=== DATA PROVIDED ===

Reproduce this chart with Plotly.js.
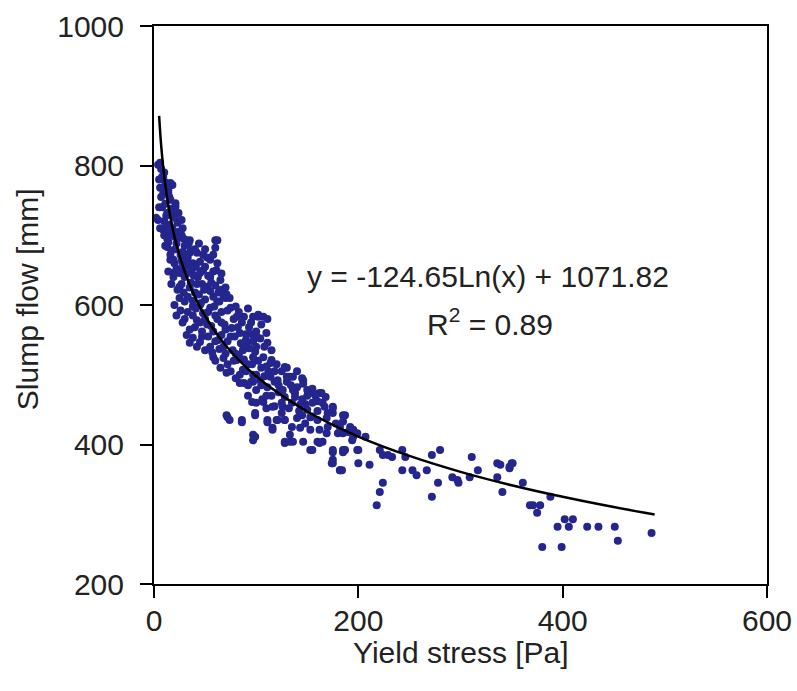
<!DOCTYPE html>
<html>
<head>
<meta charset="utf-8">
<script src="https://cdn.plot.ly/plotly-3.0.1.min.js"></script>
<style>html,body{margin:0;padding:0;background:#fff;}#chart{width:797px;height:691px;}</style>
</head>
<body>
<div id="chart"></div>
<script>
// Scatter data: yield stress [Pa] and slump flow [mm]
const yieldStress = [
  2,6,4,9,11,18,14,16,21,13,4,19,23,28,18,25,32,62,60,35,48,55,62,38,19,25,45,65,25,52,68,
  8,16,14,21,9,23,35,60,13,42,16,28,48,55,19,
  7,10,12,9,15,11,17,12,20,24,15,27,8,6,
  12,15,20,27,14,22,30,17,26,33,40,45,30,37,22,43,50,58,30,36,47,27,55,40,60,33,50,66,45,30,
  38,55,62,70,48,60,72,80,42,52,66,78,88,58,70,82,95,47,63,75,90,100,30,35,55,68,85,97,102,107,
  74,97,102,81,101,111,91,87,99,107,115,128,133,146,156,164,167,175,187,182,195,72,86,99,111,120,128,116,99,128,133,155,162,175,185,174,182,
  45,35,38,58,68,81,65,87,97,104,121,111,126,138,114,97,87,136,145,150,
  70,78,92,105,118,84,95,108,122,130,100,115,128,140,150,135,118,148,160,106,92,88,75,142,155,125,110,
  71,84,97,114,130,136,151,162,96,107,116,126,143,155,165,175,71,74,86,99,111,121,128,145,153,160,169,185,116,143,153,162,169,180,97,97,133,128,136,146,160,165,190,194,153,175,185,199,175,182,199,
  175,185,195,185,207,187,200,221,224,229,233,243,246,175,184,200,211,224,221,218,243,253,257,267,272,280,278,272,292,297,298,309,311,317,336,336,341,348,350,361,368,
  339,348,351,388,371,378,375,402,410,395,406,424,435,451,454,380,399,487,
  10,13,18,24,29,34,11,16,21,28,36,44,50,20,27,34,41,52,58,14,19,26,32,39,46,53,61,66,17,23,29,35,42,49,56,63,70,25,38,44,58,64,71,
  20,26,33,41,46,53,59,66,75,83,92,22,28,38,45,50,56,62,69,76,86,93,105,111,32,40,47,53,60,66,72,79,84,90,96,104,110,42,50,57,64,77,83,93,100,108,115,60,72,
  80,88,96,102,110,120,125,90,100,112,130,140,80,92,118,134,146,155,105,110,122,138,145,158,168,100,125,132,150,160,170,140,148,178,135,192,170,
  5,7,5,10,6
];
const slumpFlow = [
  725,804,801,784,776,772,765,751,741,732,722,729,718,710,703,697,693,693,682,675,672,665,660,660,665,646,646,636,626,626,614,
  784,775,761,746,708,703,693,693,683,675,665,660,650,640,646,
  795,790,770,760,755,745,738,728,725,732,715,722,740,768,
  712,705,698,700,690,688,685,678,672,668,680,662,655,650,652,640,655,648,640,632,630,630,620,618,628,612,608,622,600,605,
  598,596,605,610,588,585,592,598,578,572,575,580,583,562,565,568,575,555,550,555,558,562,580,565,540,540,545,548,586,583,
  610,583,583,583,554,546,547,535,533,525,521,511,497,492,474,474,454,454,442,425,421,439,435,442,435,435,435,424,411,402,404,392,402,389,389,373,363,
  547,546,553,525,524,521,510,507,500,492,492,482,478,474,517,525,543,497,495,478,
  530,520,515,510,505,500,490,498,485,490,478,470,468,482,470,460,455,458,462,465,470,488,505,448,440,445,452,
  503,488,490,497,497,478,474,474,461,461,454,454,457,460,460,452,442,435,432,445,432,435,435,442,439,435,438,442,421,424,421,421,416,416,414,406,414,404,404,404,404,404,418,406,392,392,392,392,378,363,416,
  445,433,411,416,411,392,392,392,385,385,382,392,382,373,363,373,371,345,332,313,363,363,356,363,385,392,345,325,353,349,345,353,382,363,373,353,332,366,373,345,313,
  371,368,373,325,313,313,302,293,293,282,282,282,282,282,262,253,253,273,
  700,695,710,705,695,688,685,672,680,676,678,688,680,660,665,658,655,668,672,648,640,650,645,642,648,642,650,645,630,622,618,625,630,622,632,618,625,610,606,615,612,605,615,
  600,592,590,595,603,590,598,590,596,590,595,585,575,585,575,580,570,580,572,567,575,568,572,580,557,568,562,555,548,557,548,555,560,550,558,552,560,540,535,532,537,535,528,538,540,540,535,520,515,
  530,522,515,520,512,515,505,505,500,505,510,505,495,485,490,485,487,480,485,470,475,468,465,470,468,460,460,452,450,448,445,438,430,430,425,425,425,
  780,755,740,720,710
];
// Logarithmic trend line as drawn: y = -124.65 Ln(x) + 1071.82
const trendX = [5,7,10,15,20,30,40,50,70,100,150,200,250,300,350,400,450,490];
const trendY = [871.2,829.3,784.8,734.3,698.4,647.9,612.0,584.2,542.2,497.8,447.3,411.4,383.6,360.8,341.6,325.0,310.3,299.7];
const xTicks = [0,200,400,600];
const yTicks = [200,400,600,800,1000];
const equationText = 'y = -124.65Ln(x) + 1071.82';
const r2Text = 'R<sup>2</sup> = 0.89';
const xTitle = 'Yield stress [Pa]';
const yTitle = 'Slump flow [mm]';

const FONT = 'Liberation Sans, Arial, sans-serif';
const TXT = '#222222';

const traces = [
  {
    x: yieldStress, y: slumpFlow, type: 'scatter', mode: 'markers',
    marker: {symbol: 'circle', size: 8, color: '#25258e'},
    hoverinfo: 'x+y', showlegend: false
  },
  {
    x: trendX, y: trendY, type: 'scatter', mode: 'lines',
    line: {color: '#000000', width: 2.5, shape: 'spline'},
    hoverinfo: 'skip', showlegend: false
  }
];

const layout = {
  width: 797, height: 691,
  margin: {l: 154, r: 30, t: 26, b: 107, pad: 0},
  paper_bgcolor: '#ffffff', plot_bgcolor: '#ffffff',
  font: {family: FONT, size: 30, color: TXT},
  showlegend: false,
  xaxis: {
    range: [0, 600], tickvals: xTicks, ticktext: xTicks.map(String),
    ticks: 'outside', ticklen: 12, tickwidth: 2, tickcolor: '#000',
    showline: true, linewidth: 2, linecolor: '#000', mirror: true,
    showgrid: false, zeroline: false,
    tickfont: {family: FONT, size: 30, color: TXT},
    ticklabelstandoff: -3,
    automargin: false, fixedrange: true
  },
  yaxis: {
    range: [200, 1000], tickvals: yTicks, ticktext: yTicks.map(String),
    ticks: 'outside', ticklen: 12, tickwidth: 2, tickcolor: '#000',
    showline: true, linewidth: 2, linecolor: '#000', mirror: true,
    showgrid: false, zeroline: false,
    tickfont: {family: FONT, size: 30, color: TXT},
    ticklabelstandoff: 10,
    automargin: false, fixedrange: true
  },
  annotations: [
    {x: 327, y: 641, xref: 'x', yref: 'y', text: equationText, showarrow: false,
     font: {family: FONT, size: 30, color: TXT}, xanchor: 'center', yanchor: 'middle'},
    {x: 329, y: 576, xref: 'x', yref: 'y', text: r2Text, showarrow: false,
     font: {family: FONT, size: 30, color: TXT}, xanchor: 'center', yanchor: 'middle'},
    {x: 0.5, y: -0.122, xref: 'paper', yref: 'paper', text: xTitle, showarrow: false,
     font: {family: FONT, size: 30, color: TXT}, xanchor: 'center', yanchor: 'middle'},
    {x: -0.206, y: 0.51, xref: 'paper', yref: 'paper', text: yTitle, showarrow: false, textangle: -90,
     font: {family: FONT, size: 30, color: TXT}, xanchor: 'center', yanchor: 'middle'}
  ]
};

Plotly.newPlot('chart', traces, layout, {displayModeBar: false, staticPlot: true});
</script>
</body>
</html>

===

Look for lines containing the string "chart" and copy them all.

Reproduce this chart with Plotly.js.
<style>html,body{margin:0;padding:0;background:#fff;}#chart{width:797px;height:691px;}</style>
<div id="chart"></div>
Plotly.newPlot('chart', traces, layout, {displayModeBar: false, staticPlot: true});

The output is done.